Alas, all these country folk are in cahoots with each other. The nice guy at the service station takes her back to the decrepit house where Pussyface and the hitchhiker are waiting. She escapes and finds an old couple passed out in a little-used section of the house. Apparently this section of the house is multi-purpose, because they keep old passed out people in the same place as the chickens, blowup dolls and random dildos. While attempting to wake the man, he starts nibbling on her breast and for some odd reason she wakes them both up and let's them screw each other like rabbits while she jerks off in a corner, staring at one of the chickens.

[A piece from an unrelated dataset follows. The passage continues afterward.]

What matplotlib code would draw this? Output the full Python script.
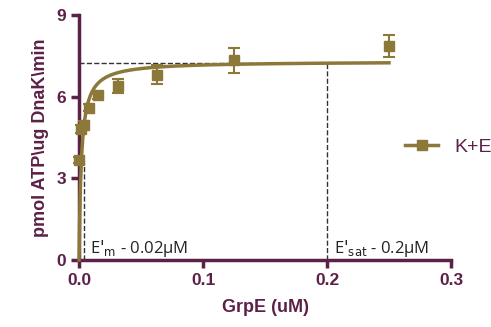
import numpy as np
import matplotlib.pyplot as plt

plt.rcParams['font.family'] = ['Liberation Sans', 'DejaVu Sans']

# GrpE concentration (uM) and ATPase rate
grpe = [0.0, 0.00195, 0.0039, 0.0078, 0.0156, 0.03125, 0.0625, 0.125, 0.25]
rate = [3.67, 4.82, 4.95, 5.6, 6.05, 6.4, 6.8, 7.33, 7.85]
err = [0.1, 0.15, 0.15, 0.12, 0.12, 0.25, 0.35, 0.45, 0.4]

# hyperbolic fit parameters
vmax = 7.3
km = 0.0019

olive = '#8c7838'
purple = '#5c2146'

fig = plt.figure(figsize=(4.91, 3.27), dpi=100)
ax = fig.add_axes([0.161, 0.205, 0.7575, 0.749])

xfit = np.linspace(0, 0.25, 600)
yfit = vmax * xfit / (km + xfit)
ax.plot(xfit, yfit, color=olive, lw=2.5, clip_on=False, zorder=3)
ax.errorbar(grpe, rate, yerr=err, fmt='s', color=olive, ms=7, capsize=4,
            elinewidth=1.5, capthick=1.5, clip_on=False, zorder=4)

# guide lines
ax.plot([0, 0.2], [7.25, 7.25], ls='--', color='#333333', lw=1, zorder=2)
ax.plot([0.2, 0.2], [0, 7.25], ls='--', color='#333333', lw=1, zorder=2)
ax.plot([0.0042, 0.0042], [0, 3.55], ls='--', color='#333333', lw=1, zorder=2)

ax.text(0.009, 0.25, "E$'_{\\mathrm{m}}$ - 0.02\u03bcM", fontsize=12, color='#222222',
        family='Open Sans')
ax.text(0.206, 0.25, "E$'_{\\mathrm{sat}}$ - 0.2\u03bcM", fontsize=12, color='#222222',
        family='Open Sans')

ax.set_xlim(0, 0.3)
ax.set_ylim(0, 9)
ax.set_xticks([0.0, 0.1, 0.2, 0.3])
ax.set_xticklabels(['0.0', '0.1', '0.2', '0.3'])
ax.set_yticks([0, 3, 6, 9])
for s in ['top', 'right']:
    ax.spines[s].set_visible(False)
for s in ['left', 'bottom']:
    ax.spines[s].set_color(purple)
    ax.spines[s].set_linewidth(2.5)
ax.tick_params(colors=purple, width=2.5, length=6, labelsize=12.5)
for lab in ax.get_xticklabels() + ax.get_yticklabels():
    lab.set_fontweight('bold')
ax.set_xlabel('GrpE (uM)', color=purple, fontsize=13, fontweight='bold', labelpad=8)
ax.set_ylabel('pmol ATP\\ug DnaK\\min', color=purple, fontsize=13, fontweight='bold', labelpad=5)

h = ax.plot([], [], color=olive, lw=2.5, marker='s', ms=7)[0]
leg = fig.legend([h], ['K+E'], loc='center left', bbox_to_anchor=(0.79, 0.55),
                 frameon=False, fontsize=14, handlelength=1.7, handletextpad=0.8)
for t in leg.get_texts():
    t.set_color(purple)

plt.savefig('out.png', dpi=100)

Okaaaaaay.

Our heroine then wakes up at the dinner table with the gas station dude, the hitchhiker, Pussyface and grandpa from the previous scene, who is supposed to be green and rotting. For some weird reason, she now decides that she must scream every sentence, and that the dildos that are hung from the walls have made her insatiably horny. For some weirder reason, they decide that Grandpa gets to do the honors and they put a dildo in the hand of the dude with the green face and try to get him to screw her with a random dildo laying about. Okaaaaaaay.

She escapes to the outside world, whereupon she is beset by four women with strap-on dildos. She is trapped, and they all start poking and prodding and licking and sucking and hanging from the trees to give blowjobs. Did I mention that the gas station dude, Pussyface, the hitchhiker and grandpa all show up to help fill in holes? Our heroine has a mind-shattering orgasm and then runs away from the orgy, chased by Pussyface and the hitchhiker with the grape Ne-Hi for a face. One gets run over by a truck and she leaps into the back of a pickup and escapes. We fade to black as we see Pussyface standing in the middle of the street, swinging the chainsaw dildo. Okaaaaaaay.

As I'm sure you can tell, this plot made no fucking sense, whatsoever. It bears passing resemblance to the cult movie, but "passing" really means "passing you by." There is a lot of growling and making weird noises, but it has all the erotic energy of the psycho ward. Not okaaaaaaay.